-- BEGIN DATASET EXCERPT --

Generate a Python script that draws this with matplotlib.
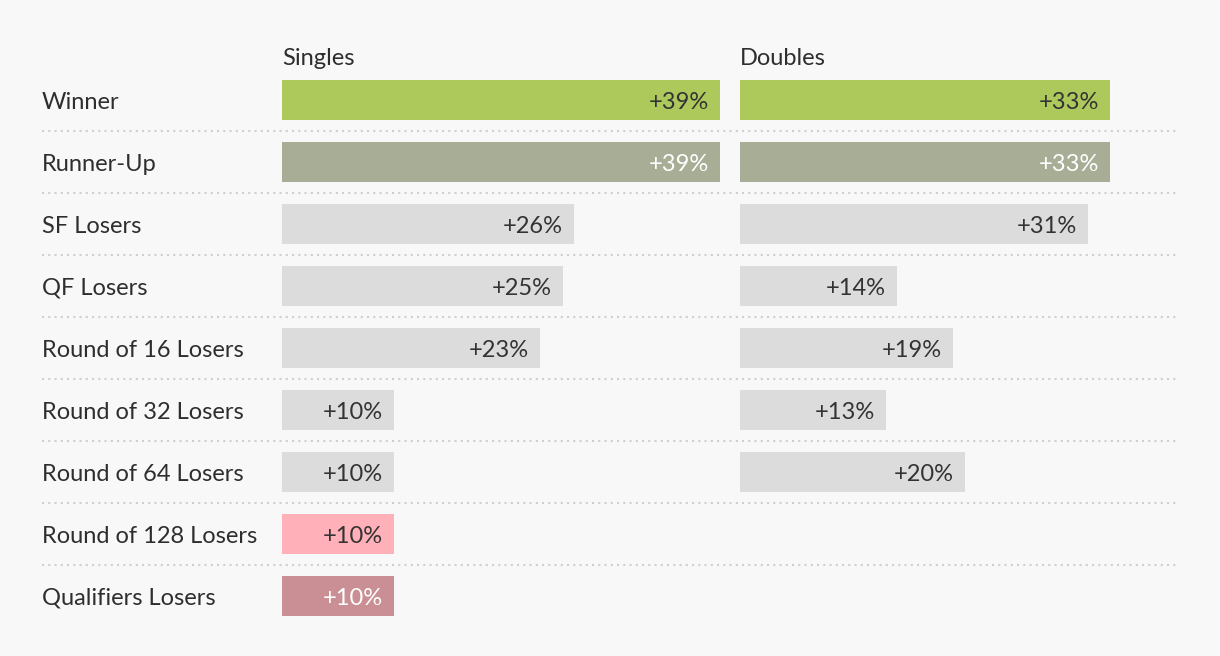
import matplotlib.pyplot as plt

plt.rcParams['font.family'] = ['Lato', 'DejaVu Sans']

rounds = ["Winner", "Runner-Up", "SF Losers", "QF Losers", "Round of 16 Losers",
          "Round of 32 Losers", "Round of 64 Losers", "Round of 128 Losers",
          "Qualifiers Losers"]
singles = [39, 39, 26, 25, 23, 10, 10, 10, 10]
doubles = [33, 33, 31, 14, 19, 13, 20]

bar_colors = ["#adc95c", "#a8ad96", "#dcdcdc", "#dcdcdc", "#dcdcdc",
              "#dcdcdc", "#dcdcdc", "#ffb0b8", "#c98f94"]
text_colors = ["#333333", "white", "#333333", "#333333", "#333333",
               "#333333", "#333333", "#333333", "white"]

bg = "#f8f8f8"
W, H = 1220, 656
fig = plt.figure(figsize=(W / 100, H / 100), dpi=100, facecolor=bg)

top, bottom = 69, 627
n = len(rounds)
fs = 17

# background axis for labels and separators
axb = fig.add_axes([42 / W, 1 - bottom / H, (1178 - 42) / W, (bottom - top) / H])
axb.set_xlim(0, 1)
axb.set_ylim(n - 0.5, -0.5)
axb.axis("off")
for i in range(n - 1):
    axb.plot([0, 1], [i + 0.5, i + 0.5], color="#cfcfcf", lw=1.5,
             linestyle=(0, (1, 2)))
for i, r in enumerate(rounds):
    axb.annotate(r, (0, i), xytext=(0, -1.5), textcoords="offset points",
                 ha="left", va="center", fontsize=fs, color="#2e2e2e")


def panel(left, vals, title):
    ax = fig.add_axes([left / W, 1 - bottom / H, 449 / W, (bottom - top) / H])
    ax.set_xlim(0, 40)
    ax.set_ylim(n - 0.5, -0.5)
    ax.axis("off")
    ax.patch.set_alpha(0)
    for i, v in enumerate(vals):
        ax.barh(i, v, height=40 / 62, color=bar_colors[i], left=0)
        ax.annotate("+%d%%" % v, (v, i), xytext=(-8, -1.5), textcoords="offset points",
                    ha="right", va="center", fontsize=fs, color=text_colors[i])
    ax.annotate(title, (0, -0.71), xytext=(0, -1.5), textcoords="offset points",
                ha="left", va="center", fontsize=fs, color="#2e2e2e",
                annotation_clip=False)


panel(282, singles, "Singles")
panel(740, doubles, "Doubles")

fig.savefig("out.png", dpi=100, facecolor=bg)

-- END DATASET EXCERPT --

* **DIRECTIONS**: Except for the pictures, copy the material above exactly.

* **WRITTEN RESPONSE**:
Generate a Python script that draws this with matplotlib.
import matplotlib.pyplot as plt

plt.rcParams['font.family'] = ['Lato', 'DejaVu Sans']

rounds = ["Winner", "Runner-Up", "SF Losers", "QF Losers", "Round of 16 Losers",
          "Round of 32 Losers", "Round of 64 Losers", "Round of 128 Losers",
          "Qualifiers Losers"]
singles = [39, 39, 26, 25, 23, 10, 10, 10, 10]
doubles = [33, 33, 31, 14, 19, 13, 20]

bar_colors = ["#adc95c", "#a8ad96", "#dcdcdc", "#dcdcdc", "#dcdcdc",
              "#dcdcdc", "#dcdcdc", "#ffb0b8", "#c98f94"]
text_colors = ["#333333", "white", "#333333", "#333333", "#333333",
               "#333333", "#333333", "#333333", "white"]

bg = "#f8f8f8"
W, H = 1220, 656
fig = plt.figure(figsize=(W / 100, H / 100), dpi=100, facecolor=bg)

top, bottom = 69, 627
n = len(rounds)
fs = 17

# background axis for labels and separators
axb = fig.add_axes([42 / W, 1 - bottom / H, (1178 - 42) / W, (bottom - top) / H])
axb.set_xlim(0, 1)
axb.set_ylim(n - 0.5, -0.5)
axb.axis("off")
for i in range(n - 1):
    axb.plot([0, 1], [i + 0.5, i + 0.5], color="#cfcfcf", lw=1.5,
             linestyle=(0, (1, 2)))
for i, r in enumerate(rounds):
    axb.annotate(r, (0, i), xytext=(0, -1.5), textcoords="offset points",
                 ha="left", va="center", fontsize=fs, color="#2e2e2e")


def panel(left, vals, title):
    ax = fig.add_axes([left / W, 1 - bottom / H, 449 / W, (bottom - top) / H])
    ax.set_xlim(0, 40)
    ax.set_ylim(n - 0.5, -0.5)
    ax.axis("off")
    ax.patch.set_alpha(0)
    for i, v in enumerate(vals):
        ax.barh(i, v, height=40 / 62, color=bar_colors[i], left=0)
        ax.annotate("+%d%%" % v, (v, i), xytext=(-8, -1.5), textcoords="offset points",
                    ha="right", va="center", fontsize=fs, color=text_colors[i])
    ax.annotate(title, (0, -0.71), xytext=(0, -1.5), textcoords="offset points",
                ha="left", va="center", fontsize=fs, color="#2e2e2e",
                annotation_clip=False)


panel(282, singles, "Singles")
panel(740, doubles, "Doubles")

fig.savefig("out.png", dpi=100, facecolor=bg)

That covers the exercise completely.